● **EXERCISE AIM**
Return the material exactly, first line through the line containing "null, 4.74e-6, 2.99e-6];", and nothing more. Pictures stay out.

-- start of SUPPLIED DATA --

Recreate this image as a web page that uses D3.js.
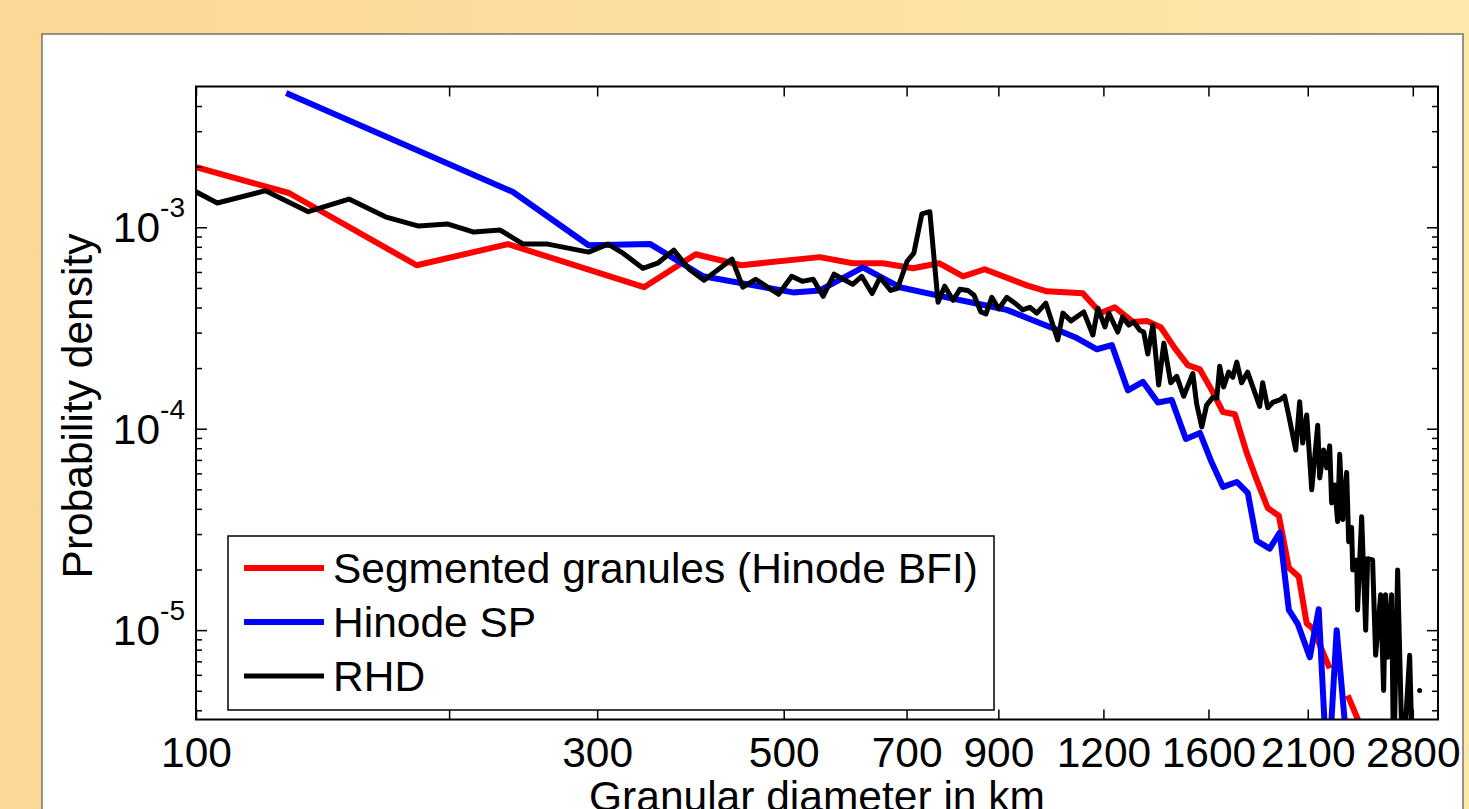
<!DOCTYPE html>
<html>
<head>
<meta charset="utf-8">
<script src="https://cdn.jsdelivr.net/npm/d3@7"></script>
<style>
  html, body { margin: 0; padding: 0; overflow: hidden; }
  body { width: 1469px; height: 809px; }
  text { font-family: "Liberation Sans", Arial, sans-serif; fill: #000; }
</style>
</head>
<body>
<div id="chart"></div>
<script>
// ejes y etiquetas
const xTicks = [100, 200, 300, 500, 700, 900, 1200, 1600, 2100, 2800];
const xTickLabels = ['100', '', '300', '500', '700', '900', '1200', '1600', '2100', '2800'];
const yMajor = [1e-3, 1e-4, 1e-5];
const yExponents = ['-3', '-4', '-5'];
const seriesNames = ['Segmented granules (Hinode BFI)', 'Hinode SP', 'RHD'];

// granulos segmentados (rojo), null = hueco
const segX = [100, 129, 183, 235, 341, 393, 445, 552, 604, 656, 712, 765, 817, 867, 973, 1028, 1134, 1191, 1238, 1301,
  1351, 1404, 1459, 1512, 1563, 1615, 1665, 1720, 1777, 1826, 1882, 1940, 1994, 2049, 2094, 2129, 2230, 2286, 2343, 2455];
const segY = [1.99e-3, 1.48e-3, 6.48e-4, 8.25e-4, 5.04e-4, 7.35e-4, 6.48e-4, 7.11e-4, 6.63e-4, 6.63e-4, 6.26e-4, 6.63e-4,
  5.71e-4, 6.19e-4, 5.15e-4, 4.81e-4, 4.70e-4, 3.75e-4, 4.01e-4, 3.39e-4, 3.43e-4, 3.19e-4, 2.51e-4, 2.07e-4, 1.97e-4,
  1.55e-4, 1.21e-4, 1.18e-4, 7.57e-5, 5.57e-5, 4.04e-5, 3.70e-5, 2.04e-5, 1.84e-5, 1.08e-5, 1.02e-5, 6.46e-6, null, 4.74e-6, 2.99e-6];

// Hinode SP (azul)
const spX = [128, 238, 293, 347, 401, 513, 552, 621, 687, 771, 856, 921, 1008, 1053, 1116, 1179, 1228, 1283, 1337, 1393,
  1447, 1504, 1563, 1615, 1665, 1729, 1782, 1826, 1892, 1945, 1994, 2044, 2112, 2164, 2218, 2273, 2343];
const spY = [4.64e-3, 1.50e-3, 8.15e-4, 8.25e-4, 5.71e-4, 4.75e-4, 4.86e-4, 6.33e-4, 5.04e-4, 4.54e-4, 4.15e-4, 3.89e-4,
  3.35e-4, 3.12e-4, 2.82e-4, 2.48e-4, 2.60e-4, 1.55e-4, 1.71e-4, 1.35e-4, 1.39e-4, 8.90e-5, 9.53e-5, 6.77e-5, 5.14e-5,
  5.44e-5, 4.80e-5, 2.78e-5, 2.54e-5, 3.05e-5, 1.26e-5, 1.07e-5, 7.33e-6, 1.27e-5, 1.7e-6, 1.0e-5, 2.4e-6];

// simulacion RHD (negro), null = hueco
const rhdX = [100, 106, 121, 136, 152, 168, 184, 199, 214, 230,
  245, 262, 293, 309, 322, 340, 354, 370, 386, 402,
  434, 447, 463, 493, 511, 526, 542, 557, 574, 604,
  619, 637, 651, 670, 683, 701, 714, 730, 746, 763,
  777, 795, 810, 828, 842, 858, 870, 884, 901, 921,
  942, 962, 981, 1000, 1025, 1059, 1074, 1098, 1137, 1166,
  1182, 1205, 1218, 1248, 1265, 1286, 1304, 1326, 1340, 1355,
  1374, 1396, 1416, 1443, 1467, 1495, 1533, 1549, 1571, 1592,
  1619, 1637, 1650, 1668, 1691, 1710, 1729, 1752, 1781, 1841,
  1856, 1882, 1908, 1945, 1971, 1993, 2032, 2054, 2071, 2094,
  2123, 2158, 2170, 2193, 2212, 2230, 2242, 2260, 2279, 2292,
  2311, 2336, 2349, 2368, 2375, 2401, 2407, 2434, 2461, 2474,
  2508, 2529, 2564, 2585, 2599, 2613, 2642, 2657, 2686, 2723,
  2776, 2799, 2826, 2853];
const rhdY = [1.50e-3, 1.32e-3, 1.52e-3, 1.195e-3, 1.38e-3, 1.127e-3, 1.014e-3, 1.039e-3, 9.47e-4, 9.69e-4,
  8.25e-4, 8.25e-4, 7.53e-4, 8.25e-4, 7.44e-4, 6.26e-4, 6.63e-4, 7.70e-4, 6.19e-4, 5.46e-4,
  6.95e-4, 5.04e-4, 5.52e-4, 4.65e-4, 5.71e-4, 5.39e-4, 5.52e-4, 4.54e-4, 5.85e-4, 5.21e-4,
  5.71e-4, 4.69e-4, 5.64e-4, 4.86e-4, 4.98e-4, 6.78e-4, 7.44e-4, 1.166e-3, 1.195e-3, 4.24e-4,
  5.10e-4, 4.34e-4, 4.92e-4, 4.86e-4, 4.60e-4, 3.80e-4, 3.71e-4, 4.49e-4, 3.93e-4, 4.49e-4,
  4.20e-4, 3.89e-4, 4.01e-4, 3.75e-4, 4.20e-4, 2.76e-4, 3.75e-4, 3.43e-4, 3.80e-4, 2.92e-4,
  3.97e-4, 3.20e-4, 3.75e-4, 3.02e-4, 3.59e-4, 3.27e-4, 3.39e-4, 3.08e-4, 3.02e-4, 2.35e-4,
  3.27e-4, 1.65e-4, 2.66e-4, 1.69e-4, 1.82e-4, 1.45e-4, 1.88e-4, 1.33e-4, 1.02e-4, 1.31e-4,
  1.43e-4, 1.42e-4, 2.04e-4, 1.61e-4, 1.91e-4, 1.80e-4, 2.14e-4, 1.69e-4, 1.91e-4, 1.29e-4,
  1.69e-4, 1.27e-4, 1.35e-4, 1.39e-4, 1.45e-4, 1.17e-4, 7.84e-5, 1.36e-4, 8.49e-5, 1.17e-4,
  4.97e-5, 1.04e-4, 5.70e-5, 7.84e-5, 6.39e-5, 8.22e-5, 4.28e-5, 5.26e-5, 3.46e-5, 7.46e-5,
  3.54e-5, 6.07e-5, 2.75e-5, 3.23e-5, 1.99e-5, 2.23e-5, 1.26e-5, 3.66e-5, 1.00e-5, 2.26e-5,
  2.23e-5, 7.50e-6, 1.50e-5, 5.02e-6, 1.50e-5, 7.33e-6, 1.50e-5, 2.0e-6, 1.99e-5, 2.0e-6,
  7.50e-6, 2.0e-6, null, 5.02e-6];

const width = 1469;
const height = 809;
const plot = { left: 196, top: 86.5, right: 1438, bottom: 719.5 };
const fontSize = 42.5;

const zip = (xs, ys) => xs.map((d, i) => ({ x: d, y: ys[i] }));
const series = [
  { name: seriesNames[0], color: '#ff0000', width: 6, data: zip(segX, segY) },
  { name: seriesNames[1], color: '#0000ff', width: 6, data: zip(spX, spY) },
  { name: seriesNames[2], color: '#000000', width: 5, data: zip(rhdX, rhdY) }
];

const x = d3.scaleLog().domain([100, 3000]).range([plot.left, plot.right]);
const y = d3.scaleLog().domain([3.6e-6, 5e-3]).range([plot.bottom, plot.top]);

// ticks menores del eje y (2..9 por decada)
const yMinor = [];
[-6, -5, -4, -3].forEach(e => {
  for (let k = 2; k <= 9; k++) {
    const v = k * Math.pow(10, e);
    if (v > y.domain()[0] && v < y.domain()[1]) yMinor.push(v);
  }
});

const svg = d3.select('#chart')
  .append('svg')
  .attr('width', width)
  .attr('height', height);

// fondo naranja y panel blanco
const grad = svg.append('defs').append('linearGradient')
  .attr('id', 'bg')
  .attr('x1', 0).attr('x2', 1).attr('y1', 0).attr('y2', 0);
grad.append('stop').attr('offset', 0).attr('stop-color', '#fcd796');
grad.append('stop').attr('offset', 1).attr('stop-color', '#fde8aa');

svg.append('rect')
  .attr('width', width)
  .attr('height', height)
  .attr('fill', 'url(#bg)');

svg.append('rect')
  .attr('x', 42)
  .attr('y', 34)
  .attr('width', 1421)
  .attr('height', 800)
  .attr('fill', '#fff')
  .attr('stroke', '#77736a')
  .attr('stroke-width', 1.5);

svg.select('defs').append('clipPath')
  .attr('id', 'clip')
  .append('rect')
  .attr('x', plot.left)
  .attr('y', plot.top)
  .attr('width', plot.right - plot.left)
  .attr('height', plot.bottom - plot.top);

// curvas
const line = d3.line()
  .defined(d => d.y != null)
  .x(d => x(d.x))
  .y(d => y(d.y));

const curves = svg.append('g').attr('clip-path', 'url(#clip)');

series.forEach(s => {
  curves.append('path')
    .datum(s.data)
    .attr('fill', 'none')
    .attr('stroke', s.color)
    .attr('stroke-width', s.width)
    .attr('stroke-linejoin', 'round')
    .attr('d', line);

  // puntos aislados entre huecos
  const lonely = s.data.filter((d, i, a) => d.y != null &&
    (i === 0 || a[i - 1].y == null) && (i === a.length - 1 || a[i + 1].y == null));
  curves.selectAll(null)
    .data(lonely)
    .join('circle')
    .attr('cx', d => x(d.x))
    .attr('cy', d => y(d.y))
    .attr('r', 2.5)
    .attr('fill', s.color);
});

// ejes
const styleAxis = g => {
  g.select('.domain').remove();
  g.selectAll('.tick line').attr('stroke', '#000').attr('stroke-width', 1.5);
  g.attr('font-family', null).attr('font-size', null);
};

svg.append('g')
  .attr('transform', `translate(0,${plot.bottom})`)
  .call(d3.axisBottom(x)
    .tickValues(xTicks)
    .tickFormat((d, i) => xTickLabels[i])
    .tickSizeInner(-10)
    .tickSizeOuter(0)
    .tickPadding(17))
  .call(styleAxis)
  .selectAll('text')
  .attr('font-size', fontSize)
  .attr('fill', '#000');

svg.append('g')
  .attr('transform', `translate(0,${plot.top})`)
  .call(d3.axisTop(x).tickValues(xTicks).tickFormat('').tickSizeInner(-10).tickSizeOuter(0))
  .call(styleAxis);

svg.append('g')
  .attr('transform', `translate(${plot.left},0)`)
  .call(d3.axisLeft(y).tickValues(yMajor).tickFormat('').tickSizeInner(-11).tickSizeOuter(0))
  .call(styleAxis);

svg.append('g')
  .attr('transform', `translate(${plot.left},0)`)
  .call(d3.axisLeft(y).tickValues(yMinor).tickFormat('').tickSizeInner(-6).tickSizeOuter(0))
  .call(styleAxis);

svg.append('g')
  .attr('transform', `translate(${plot.right},0)`)
  .call(d3.axisRight(y).tickValues(yMajor).tickFormat('').tickSizeInner(-11).tickSizeOuter(0))
  .call(styleAxis);

svg.append('g')
  .attr('transform', `translate(${plot.right},0)`)
  .call(d3.axisRight(y).tickValues(yMinor).tickFormat('').tickSizeInner(-6).tickSizeOuter(0))
  .call(styleAxis);

// etiquetas 10^n
const yLab = svg.append('g')
  .selectAll('text')
  .data(yMajor)
  .join('text')
  .attr('x', plot.left - 11)
  .attr('y', d => y(d) + 15)
  .attr('text-anchor', 'end')
  .attr('font-size', fontSize);
yLab.append('tspan').text('10');
yLab.append('tspan')
  .attr('dy', -25)
  .attr('font-size', 28)
  .text((d, i) => yExponents[i]);

// marco
svg.append('rect')
  .attr('x', plot.left)
  .attr('y', plot.top)
  .attr('width', plot.right - plot.left)
  .attr('height', plot.bottom - plot.top)
  .attr('fill', 'none')
  .attr('stroke', '#000')
  .attr('stroke-width', 2);

// titulos de ejes
svg.append('text')
  .attr('transform', `translate(92,406) rotate(-90)`)
  .attr('text-anchor', 'middle')
  .attr('font-size', fontSize)
  .text('Probability density');

svg.append('text')
  .attr('x', (plot.left + plot.right) / 2)
  .attr('y', 811)
  .attr('text-anchor', 'middle')
  .attr('font-size', fontSize)
  .text('Granular diameter in km');

// leyenda
const legend = svg.append('g').attr('transform', 'translate(228,536)');
legend.append('rect')
  .attr('width', 766)
  .attr('height', 174)
  .attr('fill', '#fff')
  .attr('stroke', '#000')
  .attr('stroke-width', 1.5);

const item = legend.selectAll('g.item')
  .data(series)
  .join('g')
  .attr('class', 'item')
  .attr('transform', (d, i) => `translate(0,${32 + i * 54})`);

item.append('line')
  .attr('x1', 16)
  .attr('x2', 96)
  .attr('stroke', d => d.color)
  .attr('stroke-width', d => d.width);

item.append('text')
  .attr('x', 105)
  .attr('y', 15)
  .attr('font-size', fontSize)
  .text(d => d.name);
</script>
</body>
</html>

-- end of SUPPLIED DATA --

● **WRITTEN ANSWER**
Recreate this image as a web page that uses D3.js.
<!DOCTYPE html>
<html>
<head>
<meta charset="utf-8">
<script src="https://cdn.jsdelivr.net/npm/d3@7"></script>
<style>
  html, body { margin: 0; padding: 0; overflow: hidden; }
  body { width: 1469px; height: 809px; }
  text { font-family: "Liberation Sans", Arial, sans-serif; fill: #000; }
</style>
</head>
<body>
<div id="chart"></div>
<script>
// ejes y etiquetas
const xTicks = [100, 200, 300, 500, 700, 900, 1200, 1600, 2100, 2800];
const xTickLabels = ['100', '', '300', '500', '700', '900', '1200', '1600', '2100', '2800'];
const yMajor = [1e-3, 1e-4, 1e-5];
const yExponents = ['-3', '-4', '-5'];
const seriesNames = ['Segmented granules (Hinode BFI)', 'Hinode SP', 'RHD'];

// granulos segmentados (rojo), null = hueco
const segX = [100, 129, 183, 235, 341, 393, 445, 552, 604, 656, 712, 765, 817, 867, 973, 1028, 1134, 1191, 1238, 1301,
  1351, 1404, 1459, 1512, 1563, 1615, 1665, 1720, 1777, 1826, 1882, 1940, 1994, 2049, 2094, 2129, 2230, 2286, 2343, 2455];
const segY = [1.99e-3, 1.48e-3, 6.48e-4, 8.25e-4, 5.04e-4, 7.35e-4, 6.48e-4, 7.11e-4, 6.63e-4, 6.63e-4, 6.26e-4, 6.63e-4,
  5.71e-4, 6.19e-4, 5.15e-4, 4.81e-4, 4.70e-4, 3.75e-4, 4.01e-4, 3.39e-4, 3.43e-4, 3.19e-4, 2.51e-4, 2.07e-4, 1.97e-4,
  1.55e-4, 1.21e-4, 1.18e-4, 7.57e-5, 5.57e-5, 4.04e-5, 3.70e-5, 2.04e-5, 1.84e-5, 1.08e-5, 1.02e-5, 6.46e-6, null, 4.74e-6, 2.99e-6];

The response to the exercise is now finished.